Aproximadamente 75% dos indivíduos com transtorno de acumulação têm um transtorno do humor ou de ansiedade comórbido. As condições comórbidas mais comuns são transtorno depressivo maior (até 50% dos casos), transtorno de ansiedade social (fobia social) e transtorno de ansiedade generalizada. A doença funciona como uma mórbida auto-compensação de algo que aflige o indivíduo.
O Transtorno de Acumulação Compulsiva trata-se de um transtorno emocional com fortíssima repercussão comportamental.
A gravidade da acumulação aumenta a cada década da vida.
Os sintomas de acumulação parecem ser quase três vezes mais prevalentes em adultos mais velhos (55 a 94 anos) comparados com adultos mais jovens (33 a 44 anos).

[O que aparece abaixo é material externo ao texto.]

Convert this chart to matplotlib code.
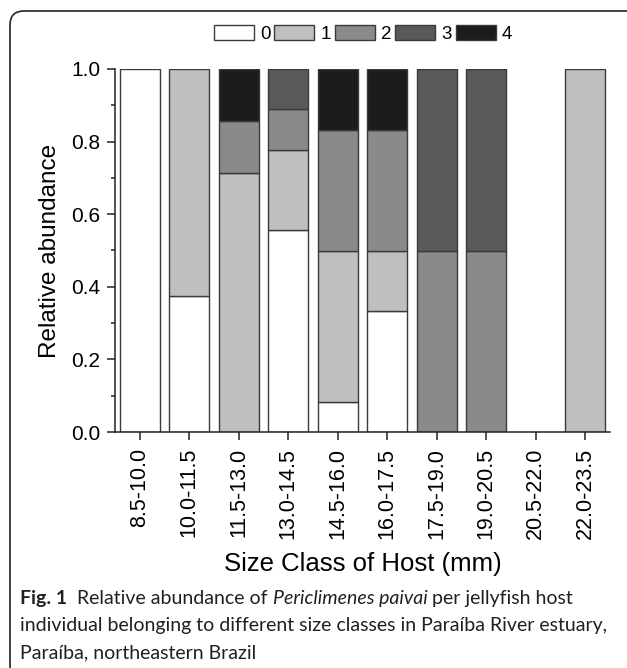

É uma doença que vai evoluindo com o tempo, intensificando quando:
- Existe uma quebra e rejeição dos padrões sociais, observados no descuido pessoal e habitacional;
- Se vive sozinho ou em Isolamento Social, sendo que em muitos casos é o próprio doente que afasta a possibilidade de contacto social, por vergonha;
- O reduzido insight para o problema e o aparecimento de outros problemas de saúde que incapacitam o idoso de arrumar os objetos acumulados.
Como podemos ajudar?
O diagnóstico e tratamento de um transtorno de acumulação compulsiva é competência de profissionais qualificados. Atendendo à complexidade do transtorno, a intervenção deve ser planeada em conjunto com o médico de família, os assistentes sociais, o Ministério Público, a proteção civil e a rede de suporte.
Na ATLAS, no âmbito do Projeto Velhos Amigos (projeto que apoia idosos em situação de Isolamento e Carência Económica), temo-nos deparado com várias situações de acumulação excessiva. A carência económica, a falta de respostas sociais e gratuitas para estes idosos afasta muitas vezes a possibilidade de uma intervenção adequada, pelo que importa refletir como é que, enquanto cidadão preocupado ou vizinho, podemos ajudar.
Uma vez que se trata de um problema com raiz profundamente emocional, é importante estarmos disponíveis para ouvir, compreender e colocarmo-nos no lugar do outro. Por muito invulgar, desadequado ou até perigoso que julguemos o comportamento de acumulação, este cumpre uma função para a pessoa, a de lhe transmitir segurança ou a de a ajudar a lidar com pensamentos e emoções negativas. Todos temos as nossas estratégias para lidar com a dor, umas mais apropriadas do que outras. Particularmente para um idoso, criar novas ferramentas torna-se difícil e a mudança é muito mais assustadora. A empatia, a sensibilidade e a atitude livre de julgamentos são elementos essenciais para ajudarmos o outro, numa perspetiva de abertura e de respeito pelas suas dificuldades. Dediquemos, então, a nossa energia a preencher as vidas das pessoas com momentos positivos, carregados de afeto, proximidade e atenção. Talvez assim não sobre espaço vazio para esconder com bens materiais.
Referências
American Psychiatris Association (2013). Diagnostic and Statistícal Manual of Mental Disorders, Fifth Edition. Washington: APA.
Vidal, C. E. L. & Wanderley, R. G. (2012). Transtorno Obsessivo-Compulsivo. In C. N. Abreu & M. Roso (Cols.). Psicoterapias Cognitiva e Construtivista Novas Fronteiras da Prática Clínica (pp. 139-148). Porto Alegre: Artmed.
Autora: Ana Rita Vieira
Formada em Psicologia das Organizações e do Trabalho, com formação em Psicologia Comunitária e Igualdade de Género.